En botanique agricole, une greffe est l’implantation d’un bourgeon dans le creux d’un tronc ou dans les tissus d’une plante vivante desquels il reçoit la sève. En médecine, il s’agit d’un morceau de tissu vivant transplanté de façon à remplacer un tissu malade ou abimé. En botanique, le greffage est souvent utilisé pour créer de nouvelles variétés d’une seule plante ou une nouvelle espèce de plante. En médecine, le greffage peut parfois s’effectuer entre les membres d’espèces différentes, c’est-à-dire humaine et animale. Dans les deux cas, une nouvelle apparence, une nouvelle vie est donnée : lorsque la sève ou le sang continue de circuler sans interruption dans l’organisme, on peut dire que le greffage est réussi. En jouant sur l’assemblage de choses fragiles, on permet à un pouvoir conjonctif de s’établir et de se propager. Ceci n’est pas une association métaphorique de signifiants ; un cadavre n’a aucun désir autonome d’être autre chose que ce qu’il n’est déjà. Ces rencontres nous donnent plutôt un aperçu du pouvoir de la matière.
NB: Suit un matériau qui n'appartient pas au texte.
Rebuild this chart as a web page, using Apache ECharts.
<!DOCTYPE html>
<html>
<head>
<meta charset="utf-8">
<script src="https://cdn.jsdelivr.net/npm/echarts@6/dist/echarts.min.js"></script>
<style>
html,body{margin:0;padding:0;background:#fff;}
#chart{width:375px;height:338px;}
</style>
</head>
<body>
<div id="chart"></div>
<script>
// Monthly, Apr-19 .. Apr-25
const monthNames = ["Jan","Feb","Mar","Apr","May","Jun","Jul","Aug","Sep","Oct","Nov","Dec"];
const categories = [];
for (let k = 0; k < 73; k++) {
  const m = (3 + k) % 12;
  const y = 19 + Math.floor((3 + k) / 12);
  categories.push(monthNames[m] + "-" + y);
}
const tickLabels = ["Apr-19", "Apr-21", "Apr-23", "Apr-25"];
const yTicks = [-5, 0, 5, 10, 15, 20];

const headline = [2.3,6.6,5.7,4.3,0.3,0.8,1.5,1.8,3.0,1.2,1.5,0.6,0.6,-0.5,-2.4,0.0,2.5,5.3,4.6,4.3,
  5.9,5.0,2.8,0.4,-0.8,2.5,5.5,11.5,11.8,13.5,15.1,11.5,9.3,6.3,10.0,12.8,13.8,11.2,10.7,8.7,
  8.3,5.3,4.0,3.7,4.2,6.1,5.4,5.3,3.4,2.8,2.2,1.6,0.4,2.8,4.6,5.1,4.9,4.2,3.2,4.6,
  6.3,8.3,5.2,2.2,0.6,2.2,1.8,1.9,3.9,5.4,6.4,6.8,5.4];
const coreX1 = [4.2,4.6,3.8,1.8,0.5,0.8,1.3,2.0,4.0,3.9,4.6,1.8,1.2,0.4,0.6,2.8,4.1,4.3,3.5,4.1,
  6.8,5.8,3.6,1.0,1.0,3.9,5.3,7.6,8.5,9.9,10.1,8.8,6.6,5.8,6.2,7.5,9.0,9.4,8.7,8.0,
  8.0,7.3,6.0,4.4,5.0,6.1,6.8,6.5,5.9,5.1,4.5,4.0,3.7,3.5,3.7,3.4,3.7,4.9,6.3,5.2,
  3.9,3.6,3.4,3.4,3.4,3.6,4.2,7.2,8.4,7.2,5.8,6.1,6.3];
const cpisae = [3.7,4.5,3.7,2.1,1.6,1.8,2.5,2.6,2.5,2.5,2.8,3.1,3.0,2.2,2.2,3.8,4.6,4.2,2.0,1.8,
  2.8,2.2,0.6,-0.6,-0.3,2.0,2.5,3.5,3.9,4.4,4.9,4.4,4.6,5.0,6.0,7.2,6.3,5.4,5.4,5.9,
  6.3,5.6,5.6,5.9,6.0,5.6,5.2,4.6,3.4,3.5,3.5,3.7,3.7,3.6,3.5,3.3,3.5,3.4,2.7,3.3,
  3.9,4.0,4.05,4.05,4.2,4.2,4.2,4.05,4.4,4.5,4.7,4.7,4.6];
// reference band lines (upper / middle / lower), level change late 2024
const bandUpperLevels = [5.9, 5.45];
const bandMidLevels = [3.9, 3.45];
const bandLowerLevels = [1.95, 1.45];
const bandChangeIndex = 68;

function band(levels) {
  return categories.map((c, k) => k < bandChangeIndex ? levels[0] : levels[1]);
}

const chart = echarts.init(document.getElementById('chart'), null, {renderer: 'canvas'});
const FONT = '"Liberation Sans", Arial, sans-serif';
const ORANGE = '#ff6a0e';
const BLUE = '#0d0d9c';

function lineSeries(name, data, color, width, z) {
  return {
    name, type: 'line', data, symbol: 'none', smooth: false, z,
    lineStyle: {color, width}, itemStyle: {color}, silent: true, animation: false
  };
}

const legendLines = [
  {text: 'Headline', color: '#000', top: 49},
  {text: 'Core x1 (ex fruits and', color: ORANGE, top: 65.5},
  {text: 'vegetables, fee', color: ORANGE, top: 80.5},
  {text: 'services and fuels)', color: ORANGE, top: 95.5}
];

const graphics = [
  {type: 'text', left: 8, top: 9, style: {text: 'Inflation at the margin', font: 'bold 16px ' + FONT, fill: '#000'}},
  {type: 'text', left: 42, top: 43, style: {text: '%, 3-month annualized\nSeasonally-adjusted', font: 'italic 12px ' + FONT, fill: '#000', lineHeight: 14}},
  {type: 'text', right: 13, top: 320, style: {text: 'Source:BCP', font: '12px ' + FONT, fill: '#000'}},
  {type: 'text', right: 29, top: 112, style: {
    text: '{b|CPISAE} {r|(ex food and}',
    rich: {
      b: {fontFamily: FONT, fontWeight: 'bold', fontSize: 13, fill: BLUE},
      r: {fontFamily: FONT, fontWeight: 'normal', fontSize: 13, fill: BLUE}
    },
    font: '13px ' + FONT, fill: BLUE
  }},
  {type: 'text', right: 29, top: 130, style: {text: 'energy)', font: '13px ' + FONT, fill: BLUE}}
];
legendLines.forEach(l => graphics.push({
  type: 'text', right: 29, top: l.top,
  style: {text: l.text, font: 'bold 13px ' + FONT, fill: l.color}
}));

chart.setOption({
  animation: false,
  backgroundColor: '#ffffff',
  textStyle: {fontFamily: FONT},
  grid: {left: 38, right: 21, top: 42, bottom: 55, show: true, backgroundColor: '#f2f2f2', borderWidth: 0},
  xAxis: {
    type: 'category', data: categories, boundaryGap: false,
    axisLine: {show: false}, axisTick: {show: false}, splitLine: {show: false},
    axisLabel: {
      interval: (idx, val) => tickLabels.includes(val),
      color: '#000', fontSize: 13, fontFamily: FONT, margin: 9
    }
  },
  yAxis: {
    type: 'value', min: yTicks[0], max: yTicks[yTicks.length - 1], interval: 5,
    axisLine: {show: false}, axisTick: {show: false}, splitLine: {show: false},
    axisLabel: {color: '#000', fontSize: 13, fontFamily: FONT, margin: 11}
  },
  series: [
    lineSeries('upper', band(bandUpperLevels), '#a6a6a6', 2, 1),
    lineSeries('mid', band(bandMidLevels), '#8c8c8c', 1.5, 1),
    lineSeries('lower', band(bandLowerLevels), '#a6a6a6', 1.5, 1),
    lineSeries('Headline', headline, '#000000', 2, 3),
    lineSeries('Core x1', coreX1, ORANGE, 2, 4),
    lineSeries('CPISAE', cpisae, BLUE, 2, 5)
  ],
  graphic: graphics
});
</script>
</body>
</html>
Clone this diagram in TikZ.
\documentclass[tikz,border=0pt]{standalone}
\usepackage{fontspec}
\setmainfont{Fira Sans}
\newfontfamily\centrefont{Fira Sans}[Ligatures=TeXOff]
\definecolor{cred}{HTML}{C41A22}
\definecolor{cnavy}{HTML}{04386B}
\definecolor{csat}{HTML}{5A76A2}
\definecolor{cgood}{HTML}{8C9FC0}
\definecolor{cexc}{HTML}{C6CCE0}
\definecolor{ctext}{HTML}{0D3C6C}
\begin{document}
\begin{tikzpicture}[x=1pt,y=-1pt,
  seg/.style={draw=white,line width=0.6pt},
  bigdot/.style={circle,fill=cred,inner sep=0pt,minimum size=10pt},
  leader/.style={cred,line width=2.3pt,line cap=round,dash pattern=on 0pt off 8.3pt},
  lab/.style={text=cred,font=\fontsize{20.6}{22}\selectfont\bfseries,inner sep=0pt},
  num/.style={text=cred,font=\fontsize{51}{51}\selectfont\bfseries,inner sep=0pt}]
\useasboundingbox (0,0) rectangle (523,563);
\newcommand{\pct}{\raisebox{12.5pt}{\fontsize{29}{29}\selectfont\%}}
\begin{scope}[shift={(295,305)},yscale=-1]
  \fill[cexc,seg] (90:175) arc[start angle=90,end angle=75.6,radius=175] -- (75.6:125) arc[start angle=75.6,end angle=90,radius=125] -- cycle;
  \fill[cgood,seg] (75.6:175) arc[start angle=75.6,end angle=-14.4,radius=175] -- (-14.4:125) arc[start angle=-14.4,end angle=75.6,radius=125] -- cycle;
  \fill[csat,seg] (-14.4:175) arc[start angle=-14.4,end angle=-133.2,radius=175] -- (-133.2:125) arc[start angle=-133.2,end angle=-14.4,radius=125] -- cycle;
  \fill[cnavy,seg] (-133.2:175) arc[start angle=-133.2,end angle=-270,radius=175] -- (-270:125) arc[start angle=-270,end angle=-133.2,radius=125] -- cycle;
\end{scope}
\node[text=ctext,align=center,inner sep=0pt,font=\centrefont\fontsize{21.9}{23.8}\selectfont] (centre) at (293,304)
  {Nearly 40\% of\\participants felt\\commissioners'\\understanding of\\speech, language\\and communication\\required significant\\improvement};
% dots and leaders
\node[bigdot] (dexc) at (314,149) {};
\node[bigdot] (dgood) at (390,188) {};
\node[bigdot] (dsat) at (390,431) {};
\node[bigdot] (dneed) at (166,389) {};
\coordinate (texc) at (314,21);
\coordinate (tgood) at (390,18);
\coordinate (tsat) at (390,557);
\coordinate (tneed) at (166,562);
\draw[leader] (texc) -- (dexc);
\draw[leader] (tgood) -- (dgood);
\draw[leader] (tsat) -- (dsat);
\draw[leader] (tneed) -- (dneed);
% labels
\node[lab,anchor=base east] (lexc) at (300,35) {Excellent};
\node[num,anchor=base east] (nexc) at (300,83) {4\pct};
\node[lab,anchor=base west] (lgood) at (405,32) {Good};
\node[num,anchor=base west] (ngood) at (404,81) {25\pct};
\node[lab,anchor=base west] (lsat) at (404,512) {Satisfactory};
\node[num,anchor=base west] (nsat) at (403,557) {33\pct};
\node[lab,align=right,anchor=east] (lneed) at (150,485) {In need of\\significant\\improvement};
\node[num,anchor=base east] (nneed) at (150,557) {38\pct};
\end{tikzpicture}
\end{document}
De même, parfois un arbre peut se transformer de façon à accueillir la chute d’un moineau mort (ou n’est-il qu’endormi ?).
Gestes de réparation, gestes de soin
Depuis un moment déjà, je conçois le site archéologique comme un espace où les objets anciens et les structures provenant de différents lieux et époques sont enfin libérés. L’objet ancien, intact et valorisé, acquière ainsi une portée culturelle; il peut atteindre des sommes astronomiques lors de ventes aux enchères ou bien devenir un fétiche dans un musée. Par opposition, l’objet endommagé et en ruine, a, lui, besoin d’attention et de soins. Chaque situation suggère une façon différente de traiter de l’irréductibilité chez les agents de ces relations. Les questions d’ordre archéologique ne s’adressent pas seulement à l’objet lui-même, mais aussi à la relation entre l’objet et le lieu où il a été trouvé, ainsi que les autres objets qui lui sont associés. Le terme « objets archéologiques » comprend les « artéfacts » (fabriqués par l’homme) et les « écofacts » (faune, flore etc). Lorsque l’on observe les cycles de vie des objets et la complexité de la conservation et la représentation de la matière, nous apercevons les relations et tensions qui existent entre l’organique et le synthétique, le figuratif et l’abstrait, l’objet trouvé et l’objet fabriqué.
Réfléchir au-delà de la séparation binaire entre vie et matière, accepter que nous, en tant qu’être humain, ne sommes pas autonomes, mais faisons partie des « matérialités vitales » – cette pensée laisse germer des moments d’enchantement : être enchanté, c’est être subjugué, captivé, sans voix, et assujettit à l’immobilité.